B cell imprinting in children impairs antibodies to the haemagglutinin stalk.
Academic Article
Overview
abstract
Immune imprinting1 or original antigenic sin2 is a phenomenon whereby the immune system preferentially recalls its initial response to a related, often evolving pathogen after subsequent exposure. Despite its important implications for vaccine development, the causes of imprinting remain unclear. Here, to understand the basis and impact of imprinting by influenza A viruses, we characterized the B cell responses of young children after consecutive first infections with divergent H1N1 and H3N2 strains of influenza. Children had a primary but otherwise similar B cell response to that of adults. Adult B cells commonly cross-reacted with past strains using more stereotyped and mutated immunoglobulin genes, indicating substantial homosubtypic imprinting. In children, after consecutive heterosubtypic primary infections, up to 6% of memory B cells are H1/H3 cross-reactive and bind to the highly conserved central stalk epitope-a lead target for broadly protective vaccine candidates.
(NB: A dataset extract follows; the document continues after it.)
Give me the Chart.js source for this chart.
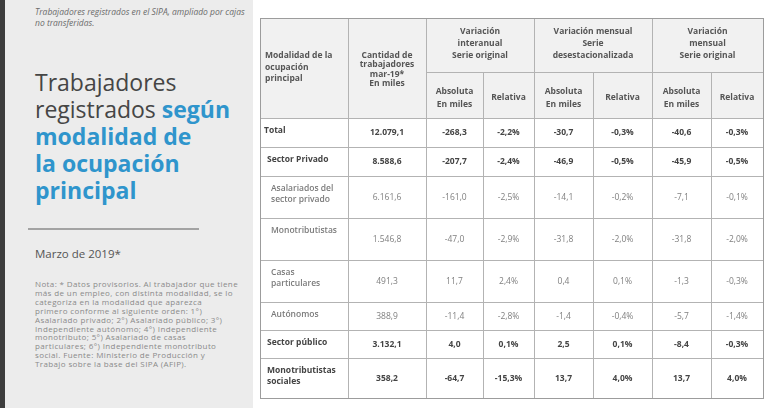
<!DOCTYPE html>
<html lang="es">
<head>
<meta charset="utf-8">
<script src="https://cdn.jsdelivr.net/npm/chart.js@4.4.1/dist/chart.umd.min.js"></script>
<style>
  body { margin: 0; width: 768px; height: 408px; overflow: hidden; background: #fff; position: relative; font-family: "Open Sans", sans-serif; }
  #panel { position: absolute; left: 0; top: 0; width: 253px; height: 408px; background: #ececec; border-left: 5px solid #3d3d3d; box-sizing: border-box; }
  #panel div { position: absolute; left: 30px; white-space: nowrap; }
  #bajada { top: 7px; font-size: 8.5px; line-height: 10.6px; font-style: italic; color: #6b6b6b; }
  #titulo { top: 69px; font-size: 23px; line-height: 27px; color: #454545; }
  #titulo b { color: #2f95cc; font-weight: 700; }
  #regla { top: 228px; left: 23px !important; width: 171px; height: 2px; background: #a3a3a3; }
  #fecha { top: 247px; font-size: 11.5px; line-height: 14px; color: #555; }
  #nota { top: 280px; font-size: 8px; letter-spacing: 0.38px; line-height: 8.9px; color: #8a8a8a; }
  #wrap { position: absolute; left: 253px; top: 0; width: 515px; height: 408px; }
</style>
</head>
<body>
<div id="panel">
  <div id="bajada">Trabajadores registrados en el SIPA, ampliado por cajas<br>no transferidas.</div>
  <div id="titulo">Trabajadores<br>registrados <b>según</b><br><b>modalidad de</b><br><b>la ocupación</b><br><b>principal</b></div>
  <div id="regla"></div>
  <div id="fecha">Marzo de 2019*</div>
  <div id="nota">Nota: * Datos provisorios. Al trabajador que tiene<br>más de un empleo, con distinta modalidad, se lo<br>categoriza en la modalidad que aparezca<br>primero conforme al siguiente orden: 1°)<br>Asalariado privado; 2°) Asalariado público; 3°)<br>Independiente autónomo; 4°) Independiente<br>monotributo; 5°) Asalariado de casas<br>particulares; 6°) Independiente monotributo<br>social. Fuente: Ministerio de Producción y<br>Trabajo sobre la base del SIPA (AFIP).</div>
</div>
<div id="wrap"><canvas id="tabla"></canvas></div>
<script>
// filas de la tabla
const categorias = ['Total', 'Sector Privado', 'Asalariados del\nsector privado', 'Monotributistas',
    'Casas\nparticulares', 'Autónomos', 'Sector público', 'Monotributistas\nsociales'];
const nivel = [0, 1, 2, 2, 2, 2, 1, 1];

// valores (miles de trabajadores y %)
const cantidad = [12079.1, 8588.6, 6161.6, 1546.8, 491.3, 388.9, 3132.1, 358.2];
const interanualAbs = [-268.3, -207.7, -161.0, -47.0, 11.7, -11.4, 4.0, -64.7];
const interanualRel = [-2.2, -2.4, -2.5, -2.9, 2.4, -2.8, 0.1, -15.3];
const desestAbs = [-30.7, -46.9, -14.1, -31.8, 0.4, -1.4, 2.5, 13.7];
const desestRel = [-0.3, -0.5, -0.2, -2.0, 0.1, -0.4, 0.1, 4.0];
const mensualAbs = [-40.6, -45.9, -7.1, -31.8, -1.3, -5.7, -8.4, 13.7];
const mensualRel = [-0.3, -0.5, -0.1, -2.0, -0.3, -1.4, -0.3, 4.0];

// encabezados
const encModalidad = ['Modalidad de la', 'ocupación', 'principal'];
const encCantidad = ['Cantidad de', 'trabajadores', 'mar-19*', 'En miles'];
const encGrupos = [
    ['Variación', 'interanual', 'Serie original'],
    ['Variación mensual', 'Serie', 'desestacionalizada'],
    ['Variación', 'mensual', 'Serie original']
];
const encAbsoluta = ['Absoluta', 'En miles'];
const encRelativa = ['Relativa'];

// layout de la grilla (unidades de escala = px)
const bordesCol = [0, 88, 166, 223, 274, 333, 392, 451, 503];
const bordesFila = [0, 54, 100, 129, 158, 200, 242, 284, 312, 340, 380];

function formatNumero(v) {
    const neg = v < 0;
    const partes = Math.abs(v).toFixed(1).split('.');
    const entero = partes[0].replace(/\B(?=(\d{3})+(?!\d))/g, '.');
    return (neg ? '-' : '') + entero + ',' + partes[1];
}

function lineas(ctx, textos, x, yCentro, alto) {
    const y0 = yCentro - (textos.length - 1) * alto / 2;
    textos.forEach((t, i) => ctx.fillText(t, x, y0 + i * alto));
}

const columnas = [cantidad, interanualAbs, interanualRel, desestAbs, desestRel, mensualAbs, mensualRel];
const esPorcentaje = [false, false, true, false, true, false, true];

const dibujarTabla = {
    id: 'dibujarTabla',
    afterDraw(chart) {
        const ctx = chart.ctx;
        const xs = chart.scales.x, ys = chart.scales.y;
        const px = v => Math.round(xs.getPixelForValue(v)) + 0.5;
        const py = v => Math.round(ys.getPixelForValue(v)) + 0.5;
        const fin = bordesCol[bordesCol.length - 1];
        const base = bordesFila[bordesFila.length - 1];

        ctx.save();
        // fondo del encabezado
        ctx.fillStyle = '#f1f1f1';
        ctx.fillRect(px(0), py(0), px(fin) - px(0), py(bordesFila[2]) - py(0));

        // grilla
        ctx.strokeStyle = '#b3b3b3';
        ctx.lineWidth = 1;
        ctx.beginPath();
        bordesFila.forEach((f, i) => {
            const desde = i === 1 ? bordesCol[2] : 0;
            ctx.moveTo(px(desde), py(f));
            ctx.lineTo(px(fin), py(f));
        });
        bordesCol.forEach((c, i) => {
            const desde = (i === 3 || i === 5 || i === 7) ? bordesFila[1] : 0;
            ctx.moveTo(px(c), py(desde));
            ctx.lineTo(px(c), py(base));
        });
        ctx.stroke();

        ctx.textBaseline = 'middle';
        const medio = (a, b, s) => (s.getPixelForValue(a) + s.getPixelForValue(b)) / 2;

        // encabezados
        ctx.fillStyle = '#555';
        ctx.font = 'bold 8.5px "Open Sans"';
        ctx.textAlign = 'left';
        lineas(ctx, encModalidad, xs.getPixelForValue(0) + 5, medio(0, 100, ys) - 0.5, 11.5);
        ctx.textAlign = 'center';
        lineas(ctx, encCantidad, medio(bordesCol[1], bordesCol[2], xs), medio(0, 100, ys) + 1.5, 9.3);
        encGrupos.forEach((g, k) => {
            const c0 = bordesCol[2 + k * 2], c1 = bordesCol[4 + k * 2], cm = bordesCol[3 + k * 2];
            lineas(ctx, g, medio(c0, c1, xs), medio(0, 54, ys) - 1.5, 12.2);
            lineas(ctx, encAbsoluta, medio(c0, cm, xs), medio(54, 100, ys) + 3, 12.3);
            lineas(ctx, encRelativa, medio(cm, c1, xs), medio(54, 100, ys) + 3, 12.3);
        });

        // filas
        categorias.forEach((cat, i) => {
            const f0 = bordesFila[i + 2], f1 = bordesFila[i + 3];
            const destacada = nivel[i] < 2;
            ctx.textAlign = 'left';
            ctx.fillStyle = destacada ? '#444' : '#7a7a7a';
            ctx.font = (destacada ? 'bold' : '600') + ' 8.5px "Open Sans"';
            const sangria = [4, 7, 11][nivel[i]];
            const textos = cat.split('\n');
            textos.forEach((t, j) => ctx.fillText(t, xs.getPixelForValue(0) + sangria, ys.getPixelForValue(f0) + 12.5 + j * 11.3));

            ctx.textAlign = 'center';
            ctx.fillStyle = destacada ? '#444' : '#808080';
            ctx.font = (destacada ? 'bold' : 'normal') + ' 8.5px "Open Sans"';
            columnas.forEach((serie, c) => {
                const txt = formatNumero(serie[i]) + (esPorcentaje[c] ? '%' : '');
                ctx.fillText(txt, medio(bordesCol[c + 1], bordesCol[c + 2], xs), medio(f0, f1, ys) + 0.5);
            });
        });

        // borde exterior
        ctx.strokeStyle = '#9c9c9c';
        ctx.strokeRect(px(0), py(0), px(fin) - px(0), py(base) - py(0));
        ctx.restore();
    }
};

new Chart(document.getElementById('tabla'), {
    type: 'scatter',
    data: { datasets: [] },
    options: {
        responsive: true,
        maintainAspectRatio: false,
        animation: false,
        events: [],
        layout: { padding: { left: 7, top: 18, right: 5, bottom: 10 } },
        scales: {
            x: { type: 'linear', display: false, min: 0, max: bordesCol[bordesCol.length - 1] },
            y: { type: 'linear', display: false, min: 0, max: bordesFila[bordesFila.length - 1], reverse: true }
        },
        plugins: { legend: { display: false }, tooltip: { enabled: false } }
    },
    plugins: [dibujarTabla]
});
</script>
</body>
</html>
Over 90% of these B cells had a higher affinity for the imprinting H3N2 strain, resulting in reduced breadth and neutralization potency against H1N1 strains. Mechanistically, the imprinting H3 strains and affected H1 strains shared a residue change in the stalk epitope (D46N) that was central to the nearly universal shift in reactivity, despite differing by only a single atomic group. In conclusion, imprinting by influenza viruses can cause a deleterious shift of nearly the entire memory recall response against key, conserved epitopes.